First Principal Investigations to Explore the Half-metallicity, Structural, Mechanical, and Optoelectronic Properties of Sodium-Based Fluoroperovskites NaYF3 (Y = Sc and Ti) for Applications in Spintronics and Optoelectronics

TL;DR

This study theoretically explores sodium-based fluoroperovskites NaYF3 (Y=Sc, Ti), revealing their structural stability, half-metallicity, and optoelectronic properties, suggesting potential applications in spintronics and optoelectronics.

Contribution

First comprehensive theoretical analysis of NaYF3 fluoroperovskites' structural, electronic, and optical properties for spintronics and optoelectronic applications.

Findings

Exhibit stable cubic perovskite structures.

Display half-metallic behavior with indirect bandgaps.

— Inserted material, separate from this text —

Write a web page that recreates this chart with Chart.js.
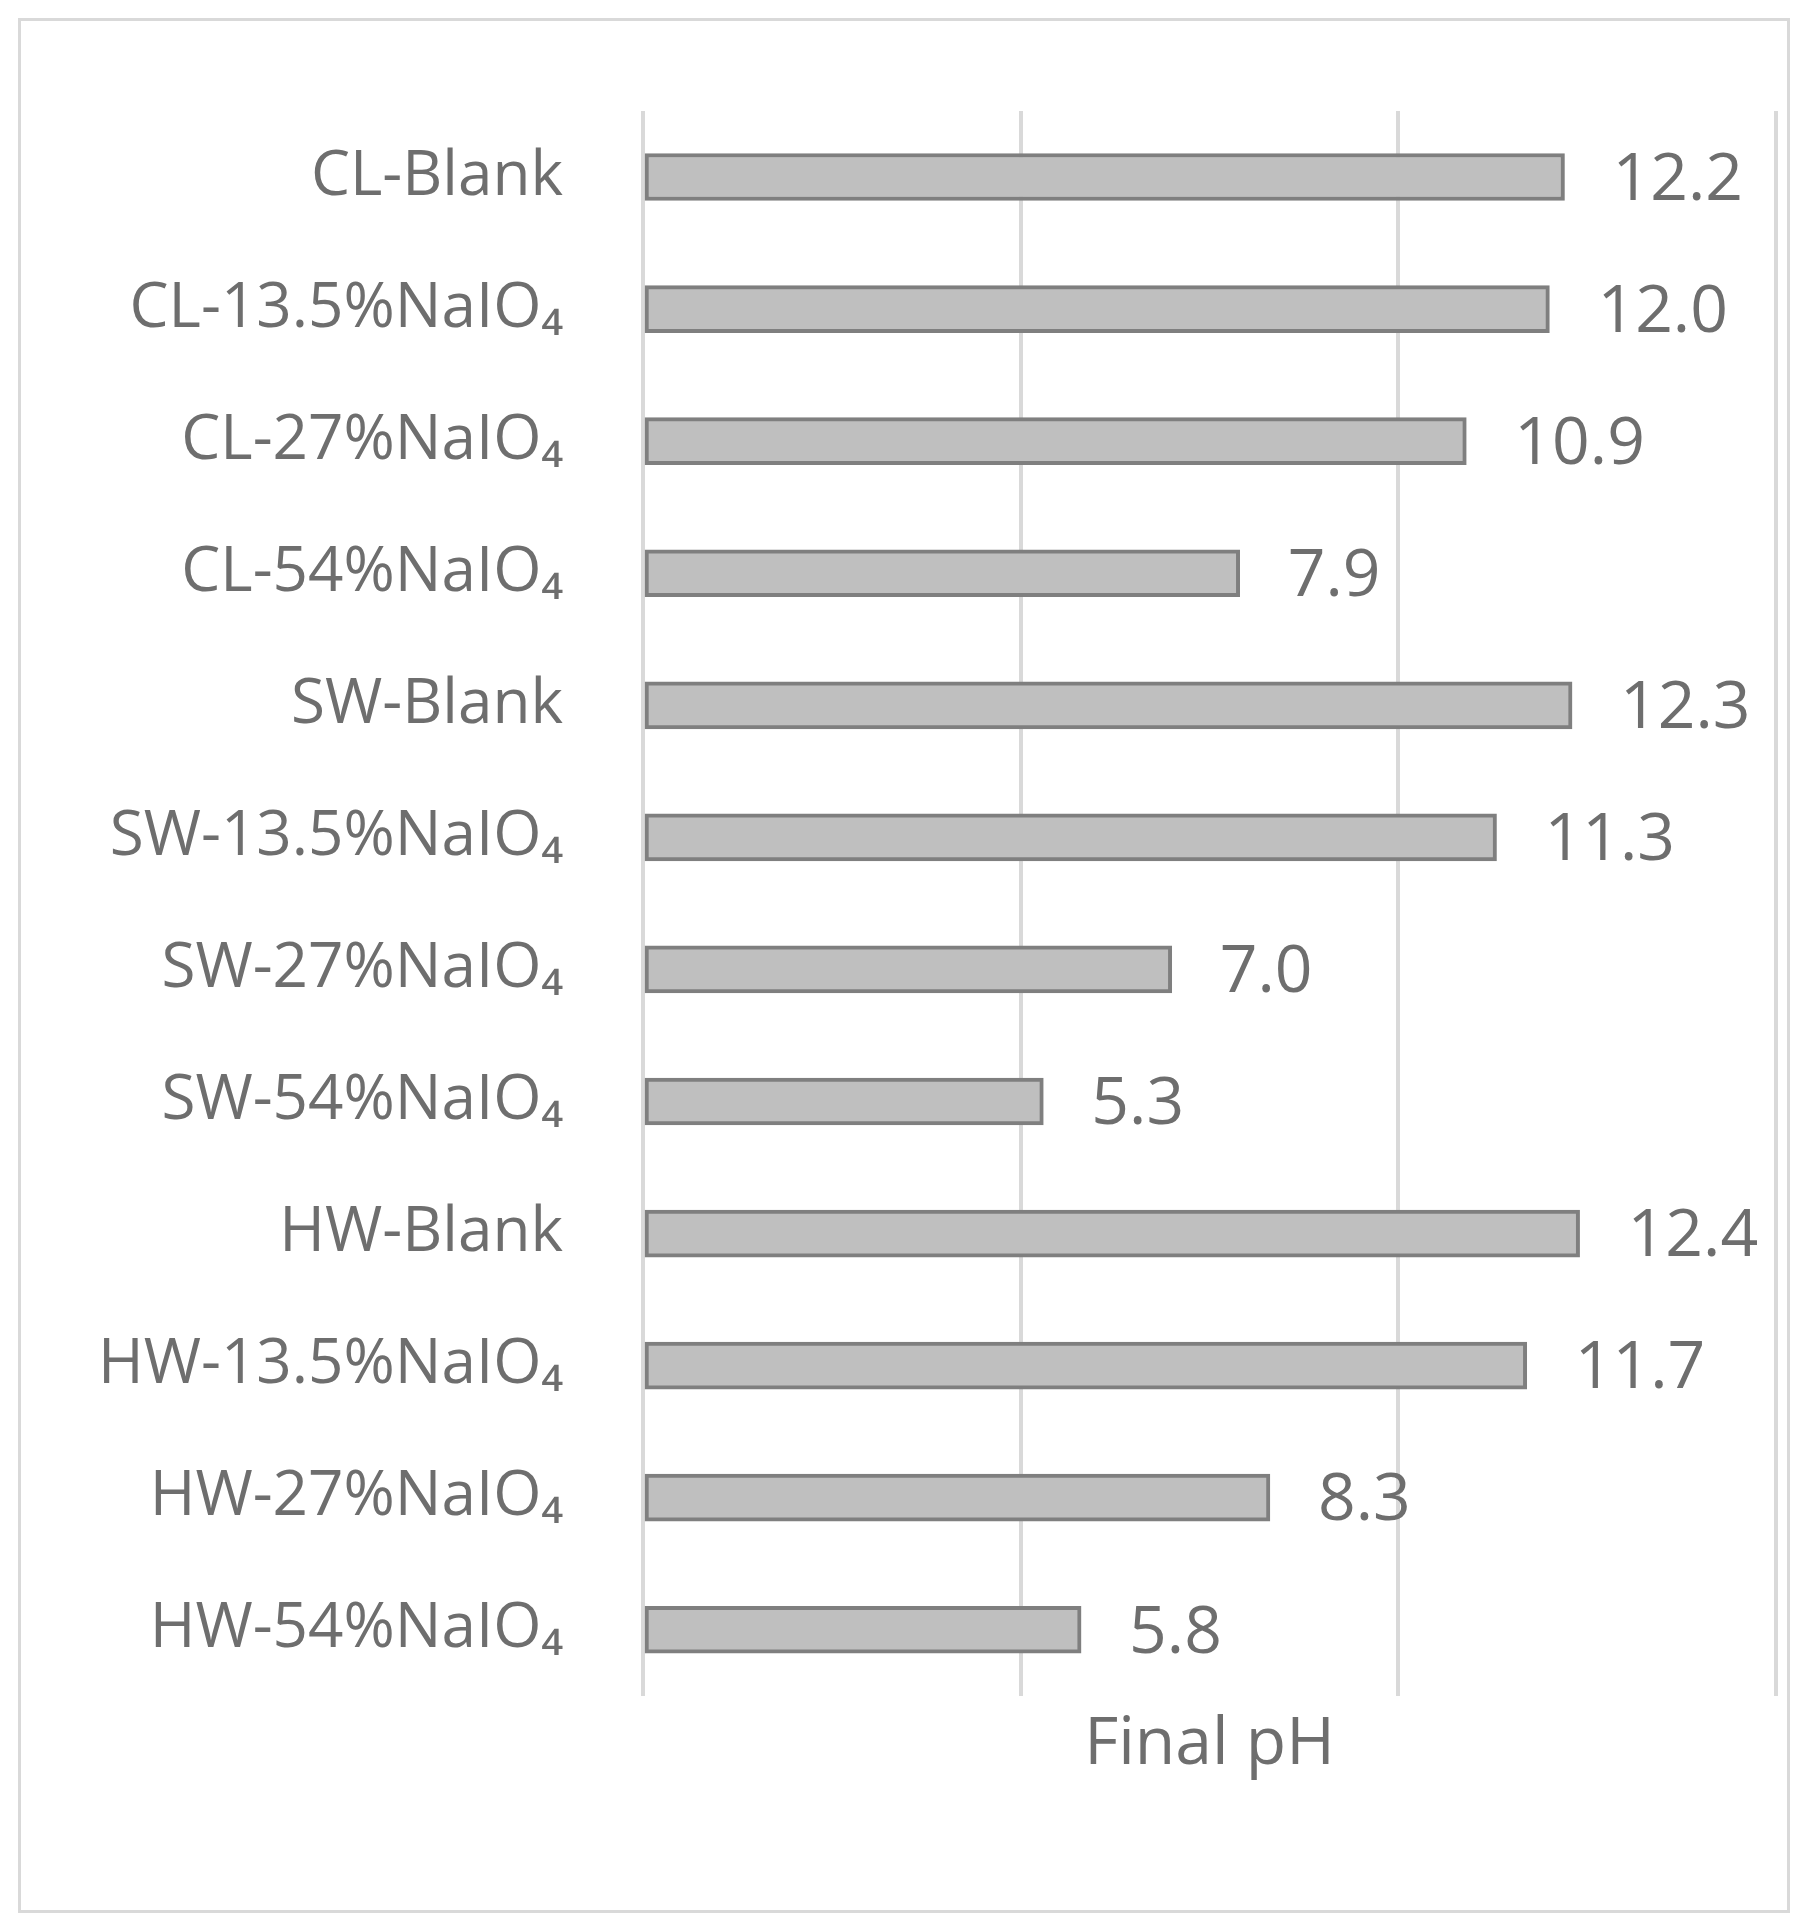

Show negligible visible light absorbance, suitable for optoelectronic devices.

Abstract

A theoretical investigation was conducted on Na-based fluoro-perovskites NaYF3 (Y = Sc, Ti) to examine their structural, optical, electronic, and mechanical characteristics for the first time. These cubic compounds exhibit structural stability, maintaining perovskite structures with lattice spacing ranging from 4.15 to 4.26 {\AA}. Computation of elastic parameters confirms their stability, ionic bonding, ductility, and anisotropy. Computed band profiles reveal the half-metallic nature with indirect (M-{\Gamma}) bandgaps for the spin-down configurations. Furthermore, density-of-states analysis highlights the role of Y (Sc, Ti) atoms in the metallic character and conduction band contribution. The lack of absorbance in the visible region highlights the materials' suitability for optoelectronic devices. This investigation aims to provide comprehensive insights and encourage further experimental research.